The dial will normally be fixed to the case or the movement.

When attached to case: Where it is desired to remove the dial from the case, this seldom involves more than a few woodscrews. In turn, the movement will be secured to the case by woodscrews.

When attached to movement: First of all, remove the hands from the movement as described in the section entitled 'Hand removal'. Many movements are secured directly to the dial by use of tapered pins inserted diagonally through feet attached to the dial. Carefully remove these pins (and no others) and ease the dial off. Be extra careful not to remove any other pins at this stage as the mainsprings will still have power in them. Enamelled dials are normally secured to a brass backing plate and this whole plate should be removed. Take great care when removing the enamelled dial from the plate (if absolutely necessary) because the action of bending the soft copper wires on the back may cause the enamel on the front to chip.

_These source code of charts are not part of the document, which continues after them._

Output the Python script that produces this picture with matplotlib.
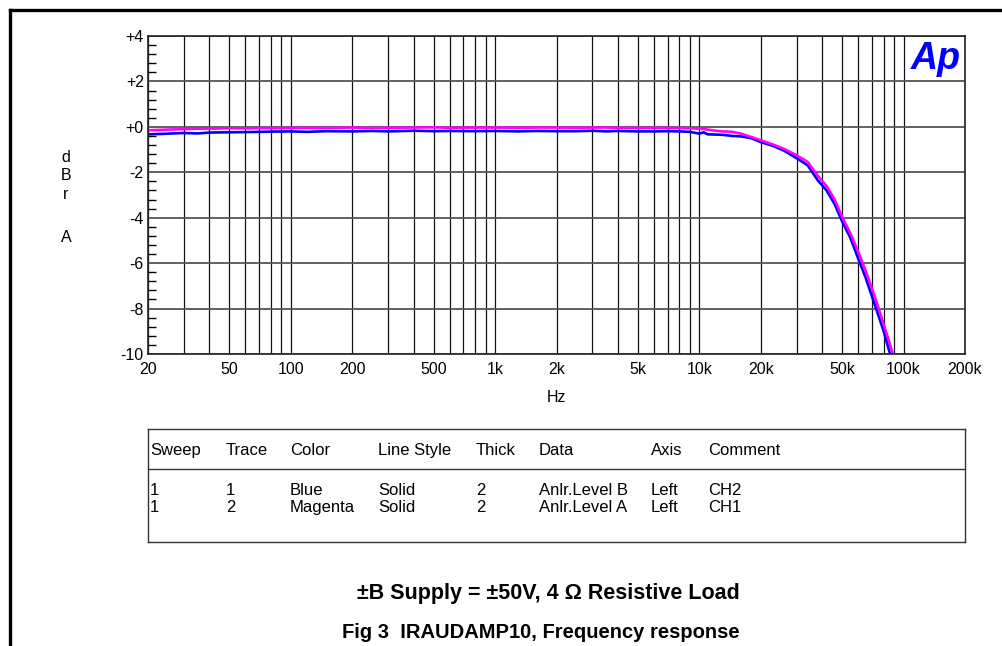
import matplotlib.pyplot as plt
from matplotlib.lines import Line2D
from matplotlib.ticker import FixedLocator, NullFormatter, MultipleLocator

plt.rcParams['font.family'] = ['Liberation Sans', 'DejaVu Sans']

# frequency points (Hz) and measured levels (dBr A)
freq = [20, 25, 30, 35, 40, 50, 60, 70, 80, 100, 120, 150, 200, 250, 300, 400, 500,
        600, 800, 1000, 1300, 1600, 2000, 2500, 3000, 3500, 4000, 5000, 6000, 7000,
        8000, 9000, 10000, 10500, 11000, 12000, 13000, 14500, 16000, 18000, 20000,
        23000, 26000, 30000, 34000, 38000, 42000, 46000, 50000, 55000, 60000, 65000,
        70000, 75000, 80000, 85000, 90000, 95000]
ch2_blue = [-0.33, -0.3, -0.27, -0.29, -0.25, -0.24, -0.23, -0.22, -0.21, -0.2, -0.22,
            -0.19, -0.2, -0.18, -0.2, -0.17, -0.19, -0.18, -0.19, -0.18, -0.2, -0.18,
            -0.19, -0.19, -0.17, -0.2, -0.18, -0.2, -0.2, -0.19, -0.2, -0.22, -0.3,
            -0.24, -0.33, -0.34, -0.35, -0.4, -0.42, -0.5, -0.67, -0.84, -1.05, -1.38,
            -1.7, -2.35, -2.8, -3.4, -4.15, -4.9, -5.8, -6.6, -7.45, -8.25, -9.0,
            -9.85, -10.6, -11.4]
ch1_magenta = [-0.15, -0.12, -0.1, -0.08, -0.08, -0.06, -0.07, -0.05, -0.06, -0.05,
               -0.04, -0.05, -0.03, -0.05, -0.04, -0.03, -0.02, -0.04, -0.03, -0.03,
               -0.04, -0.03, -0.03, -0.04, -0.03, -0.03, -0.04, -0.05, -0.04, -0.05,
               -0.05, -0.06, -0.08, -0.1, -0.12, -0.17, -0.2, -0.22, -0.3, -0.45, -0.59,
               -0.78, -0.97, -1.25, -1.55, -2.15, -2.6, -3.2, -3.95, -4.7, -5.5, -6.3,
               -7.1, -7.9, -8.7, -9.45, -10.2, -11.0]

xtick_vals = [20, 50, 100, 200, 500, 1000, 2000, 5000, 10000, 20000, 50000, 100000, 200000]
xtick_labels = ['20', '50', '100', '200', '500', '1k', '2k', '5k', '10k', '20k', '50k', '100k', '200k']
ytick_vals = [4, 2, 0, -2, -4, -6, -8, -10]
ytick_labels = ['+4', '+2', '+0', '-2', '-4', '-6', '-8', '-10']

table_cols = ['Sweep', 'Trace', 'Color', 'Line Style', 'Thick', 'Data', 'Axis', 'Comment']
table_rows = [['1', '1', 'Blue', 'Solid', '2', 'Anlr.Level B', 'Left', 'CH2'],
              ['1', '2', 'Magenta', 'Solid', '2', 'Anlr.Level A', 'Left', 'CH1']]
col_x = [150, 226, 290, 378, 476, 539, 651, 708]

W, H = 1002, 646
fig = plt.figure(figsize=(W / 100, H / 100), dpi=100)


def fx(px):
    return px / W


def fy(py):
    return 1 - py / H


ax = fig.add_axes([fx(148), fy(354), fx(965) - fx(148), fy(36) - fy(354)])
ax.set_xscale('log')
ax.set_xlim(20, 200000)
ax.set_ylim(-10, 4)

# grid: every decade multiple up to 100k
grid_x = [m * 10 ** e for e in range(1, 6) for m in range(1, 10) if 20 <= m * 10 ** e <= 100000]
minor_x = [g for g in grid_x if g not in xtick_vals]
ax.set_xticks(xtick_vals)
ax.set_xticklabels(xtick_labels)
ax.xaxis.set_minor_locator(FixedLocator(minor_x))
ax.xaxis.set_minor_formatter(NullFormatter())
ax.grid(True, which='both', axis='x', color='#111111', lw=0.9)
ax.set_yticks(ytick_vals)
ax.set_yticklabels(ytick_labels)
ax.yaxis.set_minor_locator(MultipleLocator(0.4))
ax.grid(True, which='major', axis='y', color='#555555', lw=1.3)
ax.tick_params(axis='x', which='both', length=0, pad=6, labelsize=11.5)
ax.tick_params(axis='y', which='major', length=0, pad=3, labelsize=11.5)
ax.tick_params(axis='y', which='minor', direction='in', length=6, width=1.0)
for s in ax.spines.values():
    s.set_color('#222222')
    s.set_linewidth(1.2)

ax.plot(freq, ch2_blue, color='#0000ff', lw=1.9, clip_on=True)
ax.plot(freq, ch1_magenta, color='#ff00ff', lw=1.9, clip_on=True)

ax.text(0.995, 0.985, 'Ap', transform=ax.transAxes, ha='right', va='top',
        color='#0000ff', fontsize=27, fontweight='bold', fontstyle='italic')

fig.text(fx(556), fy(397), 'Hz', ha='center', va='center', fontsize=11.5)
for ch, py in zip(['d', 'B', 'r', 'A'], [162, 180, 199, 242]):
    fig.text(fx(66), fy(py), ch, ha='center', va='baseline', fontsize=11.5)

# outer frame (top and left edges)
fig.add_artist(Line2D([fx(10), 1], [fy(10), fy(10)], color='black', lw=2.4))
fig.add_artist(Line2D([fx(10), fx(10)], [fy(10), 0], color='black', lw=2.4))

# legend table
tl, tr, tt, tb, tsep = 148, 965, 429, 542, 469
for xs, ys in [([tl, tr], [tt, tt]), ([tl, tr], [tb, tb]), ([tl, tl], [tt, tb]),
               ([tr, tr], [tt, tb]), ([tl, tr], [tsep, tsep])]:
    fig.add_artist(Line2D([fx(v) for v in xs], [fy(v) for v in ys], color='#333333', lw=1.0))
for name, cx in zip(table_cols, col_x):
    fig.text(fx(cx), fy(455), name, ha='left', va='baseline', fontsize=12)
for row, py in zip(table_rows, [495, 512]):
    for val, cx in zip(row, col_x):
        fig.text(fx(cx), fy(py), val, ha='left', va='baseline', fontsize=12)

fig.text(fx(548), fy(594), '±B Supply = ±50V, 4 Ω Resistive Load', ha='center', va='center',
         fontsize=15.5, fontweight='bold')
fig.text(fx(541), fy(632), 'Fig 3  IRAUDAMP10, Frequency response', ha='center', va='center',
         fontsize=14.5, fontweight='bold')

fig.savefig('out.png', dpi=100)
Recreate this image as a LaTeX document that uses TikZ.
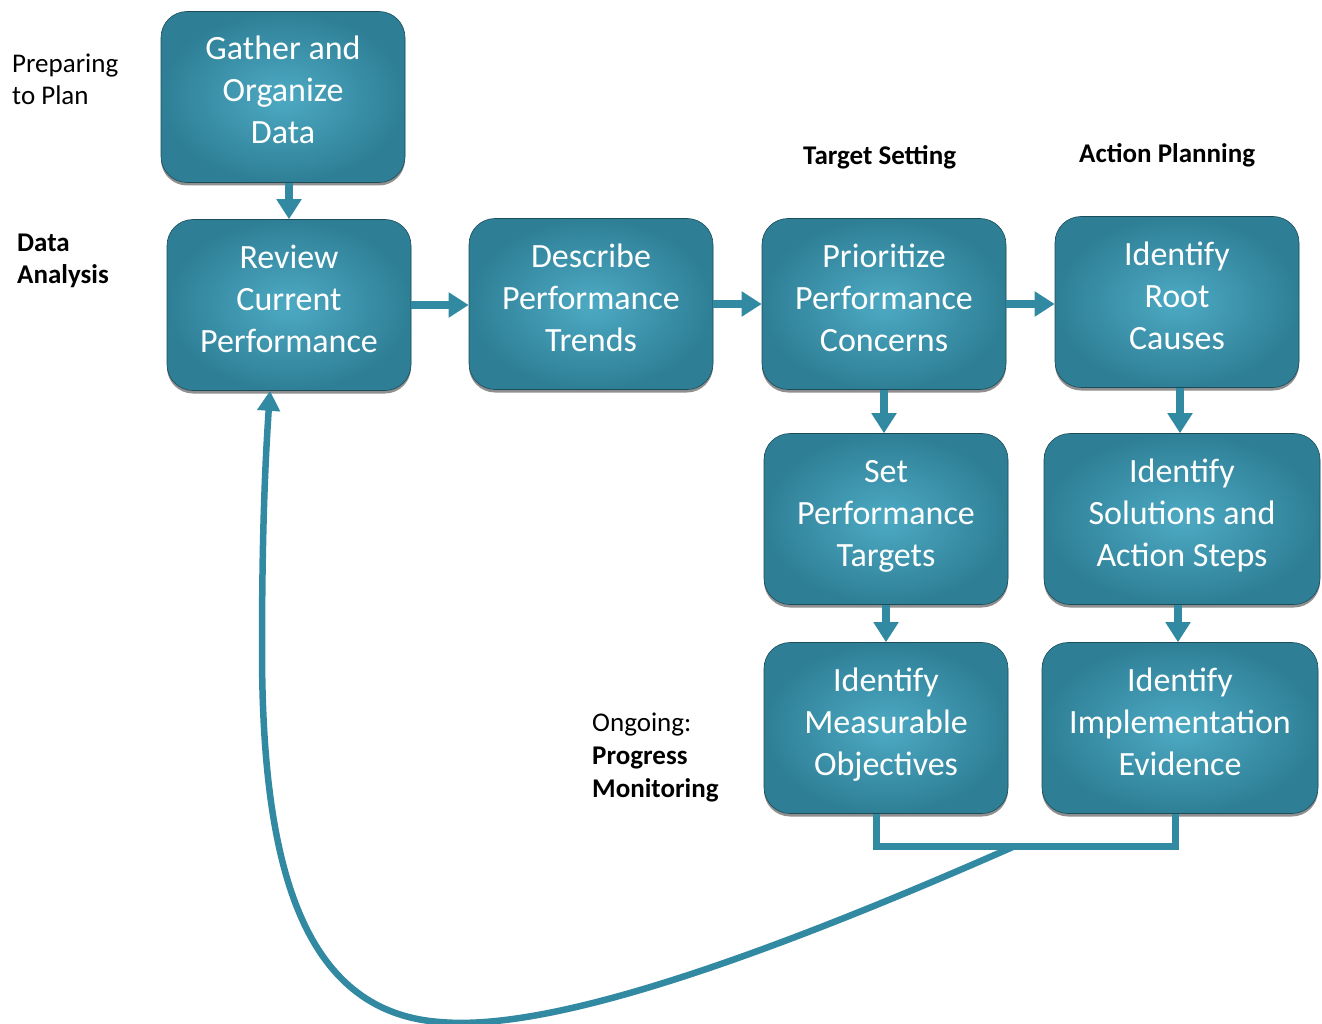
\documentclass[tikz,border=0pt]{standalone}
\usepackage{fontspec}
\setmainfont{Carlito}
\usetikzlibrary{shadows,arrows.meta}
\definecolor{tealA}{HTML}{4DAAC3}
\definecolor{tealB}{HTML}{2E7F96}
\definecolor{tealL}{HTML}{3289A2}
\begin{document}
\begin{tikzpicture}[x=1pt,y=-1pt,
 box/.style={rectangle, rounded corners=26pt, minimum width=244pt, minimum height=171pt,
   inner color=tealA, outer color=tealB, text=white,
   font=\fontsize{34}{42}\selectfont, align=center,
   text height=110pt, text depth=16pt,
   drop shadow={shadow xshift=0pt, shadow yshift=-3pt, opacity=0.55, fill=black!80},
   draw=tealB!60!black, line width=0.6pt},
 flow/.style={draw=tealL, line width=8pt, -{Triangle[length=20pt,width=24pt]}},
 lbl/.style={anchor=north west, inner sep=0pt, align=left, font=\fontsize{27}{32}\selectfont},
 blbl/.style={lbl, font=\fontsize{27}{32}\selectfont\bfseries},
]
\useasboundingbox (0,0) rectangle (1322,1024);

\node[box] (g) at (283,97) {Gather and\\Organize\\Data};
\node[box] (r) at (289,305) {Review\\Current\\Performance};
\node[box] (d) at (591,304) {Describe\\Performance\\Trends};
\node[box] (p) at (884,304) {Prioritize\\Performance\\Concerns};
\node[box] (rc) at (1177,302) {Identify\\Root\\Causes};
\node[box] (s) at (886,519) {Set\\Performance\\Targets};
\node[box, minimum width=276pt] (sol) at (1182,519) {Identify\\Solutions and\\Action Steps};
\node[box] (m) at (886,728) {Identify\\Measurable\\Objectives};
\node[box, minimum width=276pt] (im) at (1180,728) {Identify\\Implementation\\Evidence};

\node[lbl] (prep) at (12,54) {Preparing\\to Plan};
\node[blbl] (da) at (17,234) {Data\\Analysis};
\node[blbl] (ts) at (803,145) {Target Setting};
\node[blbl] (ap) at (1079,143) {Action Planning};
\node[lbl, font=\fontsize{27}{33}\selectfont] (og) at (592,713) {Ongoing:\\\textbf{Progress}\\\textbf{Monitoring}};

\draw[flow] (r.north |- g.south) -- (r.north);
\draw[flow] (r.east) -- (r.east -| d.west);
\draw[flow] (d.east) -- (d.east -| p.west);
\draw[flow] (p.east) -- (p.east -| rc.west);
\draw[flow] (p.south) -- (p.south |- s.north);
\draw[flow] ([xshift=3pt]rc.south) -- ([xshift=3pt]rc.south |- sol.north);
\draw[flow] (s.south) -- (s.south |- m.north);
\draw[flow] ([xshift=-4pt]sol.south) -- ([xshift=-4pt]sol.south |- im.north);

\coordinate (bl) at (876,846);
\coordinate (br) at (1175,846);
\coordinate (cs) at (1015,846);
\draw[tealL, line width=7pt, line join=miter] (bl |- m.south) -- (bl) -- (br) -- (br |- im.south);
\draw[draw=tealL, line width=6.5pt, -{Triangle[length=20pt,width=22pt]}]
  (cs) .. controls (700,985) and (530,1030) .. (440,1022)
  .. controls (300,1012) and (262,860) .. (262,650)
  .. controls (262,520) and (266,450) .. ([xshift=-19pt]r.south);
\end{tikzpicture}
\end{document}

Removing the pin from a dial foot

At this stage it is wise to collect up all the parts and lay them carefully in the correct order. Make a note of how they were fitted as they will not be needed until much later on.

Warning
Never work on a clock movement with the mainspring wound. A fully wound mainspring contains a tremendous amount of potential energy which is safe if allowed to escape at a controlled rate. If, for instance, the plates of a clock are separated with the springs wound, then the energy will be released suddenly and may strip the teeth from a wheel or remove the skin from a fingertip - you have been warned! Please refer to the section entitled 'Letting down mainsprings'.